What does applying for the show entail?

TZ: It was quite a process which began in early May and lasted until late June, but worth it! There was an initial 75 question application form plus 2 to 3-minute video you make about yourself. Then a skype with producers 2 days later. I had to send in pics of baked items and more videos, and there was then a tasting interview where you had to bring 3 examples of your baking (I brought raspberry eclairs, a loaf of bread, and espresso mousse cake).

A few days later I was flown to Los Angeles for a live baking interview where I baked a cake while producers asked me questions. It was nerve-wracking to a degree, but everyone made me feel comfortable and it was more fun than anything negative.


Checkerboard cookies. Photo courtesy of Tina Zaccardi

Is judge Paul Hollywood as dashing and good looking as he thinks?

TZ: Ha! He is of course. At first I was nervous but Paul and Sherry [Yard] gave great critiques that were spot-on and fair. That’s all you can ask of the judges.


Any advice for anyone wishing to try out for a food reality show?

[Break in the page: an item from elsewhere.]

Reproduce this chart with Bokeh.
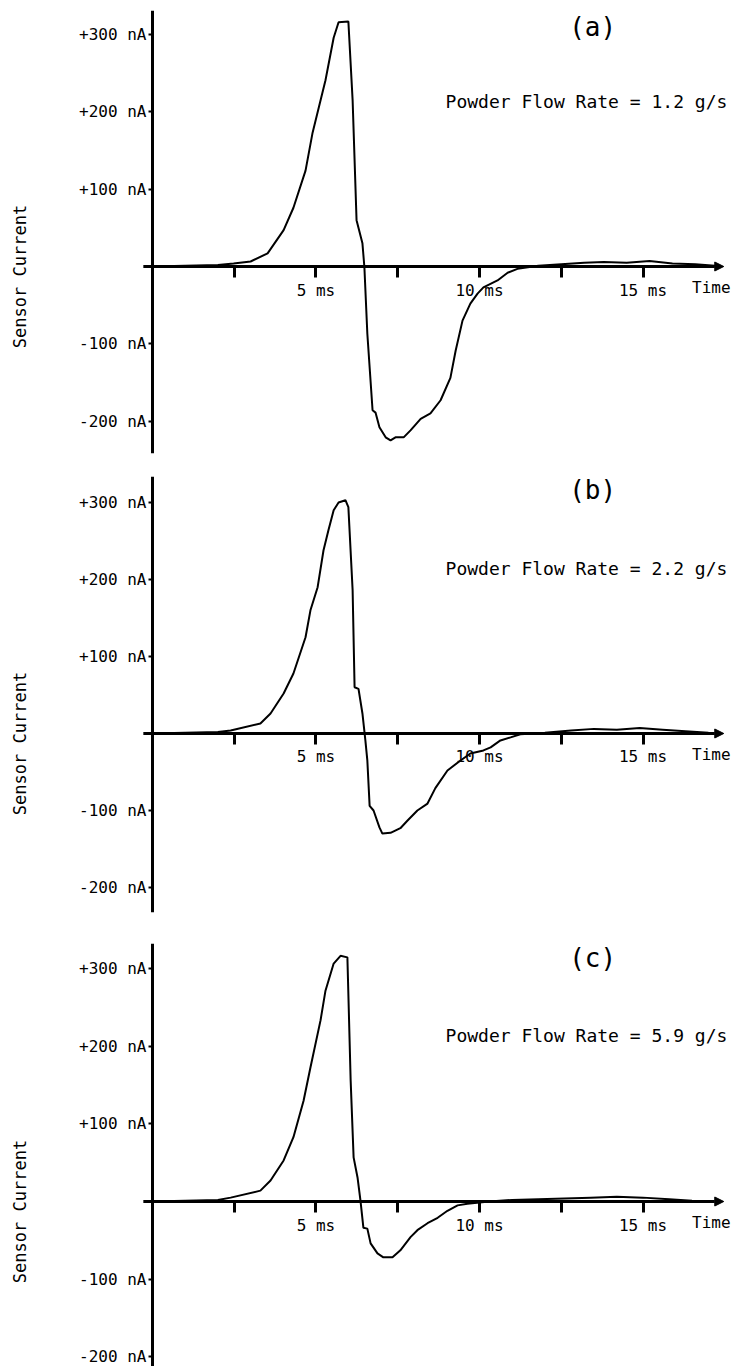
import math
from bokeh.plotting import figure
from bokeh.layouts import column
from bokeh.models import Label, Arrow, NormalHead, FixedTicker
from bokeh.embed import file_html
from bokeh.resources import INLINE

# ---------------- data ----------------
time_a = [0.0, 1.0, 2.0, 2.48, 3.0, 3.52, 4.01, 4.31, 4.68, 4.89, 5.29, 5.54, 5.69, 5.99,
          6.12, 6.24, 6.42, 6.48, 6.57, 6.73, 6.82, 6.94, 7.13, 7.28, 7.43, 7.68, 7.89,
          8.20, 8.50, 8.81, 9.11, 9.27, 9.48, 9.72, 9.94, 10.12, 10.55, 10.86, 11.16,
          11.8, 12.5, 13.2, 13.8, 14.5, 15.2, 15.9, 16.6, 17.2]
current_a = [0, 1, 2, 4, 6.5, 17, 47, 76, 124, 172, 241, 296, 316, 317,
             215, 60, 30, -1, -87, -186, -189, -208, -221, -225, -221, -221, -212,
             -197, -190, -173, -144, -109, -70, -48, -35, -27, -18, -8, -3,
             1, 3, 5, 6, 5, 7, 4, 3, 1]

time_b = [0.0, 1.0, 2.0, 2.39, 3.30, 3.61, 4.01, 4.31, 4.68, 4.83, 5.05, 5.23, 5.38, 5.54,
          5.69, 5.90, 5.99, 6.12, 6.18, 6.30, 6.42, 6.51, 6.57, 6.64, 6.76, 6.94, 7.03,
          7.28, 7.58, 7.80, 8.10, 8.41, 8.65, 9.02, 9.42, 9.72, 10.12, 10.34, 10.64,
          10.95, 11.25, 12.0, 12.8, 13.5, 14.2, 14.9, 15.6, 16.3, 17.0]
current_b = [0, 1, 2, 4, 13, 26, 52, 78, 125, 160, 190, 238, 264, 290,
             300, 303, 294, 186, 60, 58, 26, -9, -35, -94, -100, -122, -130,
             -129, -123, -113, -100, -91, -71, -48, -35, -26, -22, -18, -9,
             -5, -1, 1, 4, 6, 5, 7, 5, 3, 1]

time_c = [0.0, 1.0, 2.0, 2.39, 3.30, 3.61, 4.01, 4.31, 4.62, 4.83, 5.14, 5.29, 5.54,
          5.75, 5.96, 6.06, 6.15, 6.27, 6.36, 6.45, 6.57, 6.67, 6.88, 7.06, 7.34,
          7.58, 7.89, 8.10, 8.41, 8.72, 9.02, 9.33, 9.63, 10.3, 11.0, 11.8, 12.6,
          13.4, 14.2, 15.0, 15.8, 16.5]
current_c = [0, 1, 2, 5, 14, 27, 53, 83, 130, 173, 234, 272, 307,
             317, 315, 156, 57, 31, 1, -34, -35, -54, -67, -72, -72,
             -63, -46, -37, -28, -21, -12, -5, -3, 0, 2, 3, 4,
             5, 6, 5, 3, 1]

panel_tags = ["(a)", "(b)", "(c)"]
flow_rates = ["1.2", "2.2", "5.9"]

y_ticks = [-200, -100, 100, 200, 300]
y_tick_labels = {-200: "-200 nA", -100: "-100 nA", 100: "+100 nA", 200: "+200 nA", 300: "+300 nA"}
x_ticks = [2.5, 5, 7.5, 10, 12.5, 15]
x_tick_labels = {2.5: "", 5: "5 ms", 7.5: "", 10: "10 ms", 12.5: "", 15: "15 ms"}

# ---------------- layout / style ----------------
FONT = "DejaVu Sans Mono"
X_RANGE = (-4.648, 18.44)
WIDTH = 755
# (y_start, y_end, height, min_border_top, min_border_bottom)
PANEL_GEOM = [(-241.9, 331.2, 465, 10, 12),
              (-232.5, 333.8, 465, 11, 18),
              (-212.9, 332.9, 436, 13, 0)]
TAG_Y = [310, 316, 314]
FLOW_Y = [213, 214, 214]

series = [(time_a, current_a), (time_b, current_b), (time_c, current_c)]

figs = []
for i, ((t, c), (y0, y1, h, mbt, mbb)) in enumerate(zip(series, PANEL_GEOM)):
    p = figure(width=WIDTH, height=h, x_range=X_RANGE, y_range=(y0, y1),
               output_backend="svg", toolbar_location=None, title=None,
               min_border_left=0, min_border_right=0,
               min_border_top=mbt, min_border_bottom=mbb)
    p.outline_line_color = None
    p.grid.visible = False

    # y axis through x = 0
    p.yaxis.fixed_location = 0
    p.yaxis.ticker = FixedTicker(ticks=y_ticks)
    p.yaxis.major_label_overrides = y_tick_labels
    p.yaxis.axis_line_width = 3
    p.yaxis.axis_line_color = "black"
    p.yaxis.major_tick_out = 4
    p.yaxis.major_tick_in = 0
    p.yaxis.major_tick_line_width = 2
    p.yaxis.minor_tick_line_color = None
    p.yaxis.major_label_standoff = 2
    p.yaxis.major_label_text_font = FONT
    p.yaxis.major_label_text_font_size = "16px"
    p.yaxis.major_label_text_color = "black"

    # x axis through y = 0
    p.xaxis.fixed_location = 0
    p.xaxis.ticker = FixedTicker(ticks=x_ticks)
    p.xaxis.major_label_overrides = x_tick_labels
    p.xaxis.axis_line_color = None
    p.xaxis.major_tick_out = 11
    p.xaxis.major_tick_in = 0
    p.xaxis.major_tick_line_width = 3
    p.xaxis.major_tick_line_color = "black"
    p.xaxis.minor_tick_line_color = None
    p.xaxis.major_label_standoff = 3
    p.xaxis.major_label_text_font = FONT
    p.xaxis.major_label_text_font_size = "16px"
    p.xaxis.major_label_text_color = "black"

    # time axis line with arrow head
    p.add_layout(Arrow(x_start=-0.28, y_start=0, x_end=17.47, y_end=0,
                       line_width=3, line_color="black",
                       end=NormalHead(size=9, fill_color="black", line_color="black")))

    p.line(t, c, line_width=2, line_color="black")

    p.add_layout(Label(x=13.46, y=TAG_Y[i], text=panel_tags[i], text_font=FONT,
                       text_font_size="26px", text_align="center",
                       text_baseline="middle", text_color="black"))
    p.add_layout(Label(x=13.27, y=FLOW_Y[i], text=f"Powder Flow Rate = {flow_rates[i]} g/s",
                       text_font=FONT, text_font_size="18px", text_align="center",
                       text_baseline="middle", text_color="black"))
    p.add_layout(Label(x=16.5, y=0, y_offset=-21, text="Time", text_font=FONT,
                       text_font_size="16px", text_align="left",
                       text_baseline="middle", text_color="black"))
    p.add_layout(Label(x=-4.04, y=0, y_offset=-10, text="Sensor Current",
                       angle=math.pi / 2, text_font=FONT, text_font_size="17px",
                       text_align="center", text_baseline="middle",
                       text_color="black"))
    figs.append(p)

layout = column(*figs, spacing=0)
open("out.html", "w").write(file_html(layout, INLINE))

TZ: Don’t simply think you want to do, actually do it. Don’t question yourself. Be persistent and keep applying. I applied to season’s 2 and 3 of The Great American Baking Show: Holiday Edition and didn’t get on, as well as the Christmas Cookie Challenge on Food Network.


Any baking heroes?

TZ: Julia Child. She was matter of fact and made it okay to fail. She taught never to make an excuse if something didn’t come out right. I also like Nick Malgieri — he as many go-to recipes.


Danish pastry with roasted veggies and goat cheese. Photo courtesy of Tina Zaccardi

Most everyone makes a batch of cookies at some point in their life. Any tips?

TZ: Know your oven, does it run hot or cold and are there any hot spots? Also use Silpat or other silicon liner. The cookies will come right off and never stick.


What are your baking aspirations?

TZ: I’d love to bake for a wider audience and get paid for it, but not a brick and mortar place. Maybe recipe development for a company.


Season 4 of The Great American Baking Show: Holiday Edition premieres with slices of cake, and sweet and savory pastries, Thursday, December 6 at 9-11 p.m. EST, on The ABC Television Network.